One fun thing we discovered during all of this was that back in the 30s it was normal to have the gutter downspouts just tie into the sewer pipe. Also learned that they are going through this area and blowing colored smoke into the sewer system so if your house gutters start showing visible smoke you get a knock on the door and 12 months to fix it. A previous owner back in the 1970s decided to put in drainage (not needed) and tie THAT into the downspouts as well. So basically we made sure that every drop of rain on or near the house got showed into the leaky sewer plumbing. poo poo was so leaky that when we poured a bucket of water into one end just a tiny trickle came out of the other.
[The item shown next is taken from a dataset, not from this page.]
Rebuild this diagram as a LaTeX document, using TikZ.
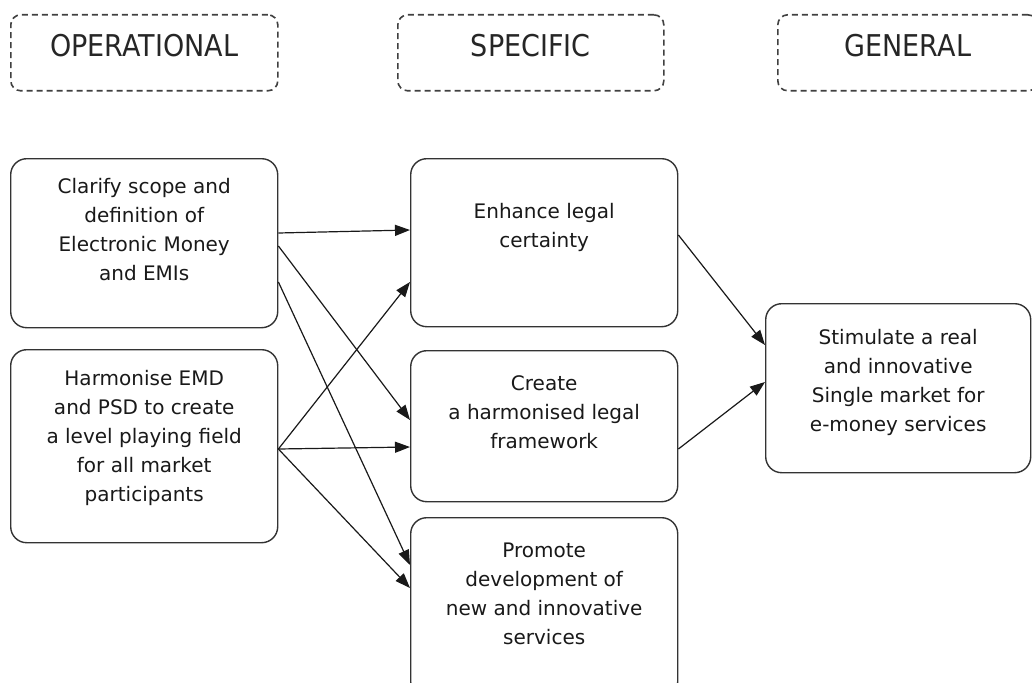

Now that we're done I am glad we are not just dumping sewer water and rain water under the house anymore. The drainage we just plugged with concrete since we deemed it 100% useless the way it was installed.

We've had some serious rain periods since and there's been zero moisture in the basement. The house sits on a slope and is well above ground water level so that's to be expected though.

One positive thing from all of this is that we relocated the kitchen to another room and instead of being stuck trying to tie into the existing plumbing we could just run that poo poo wherever we wanted.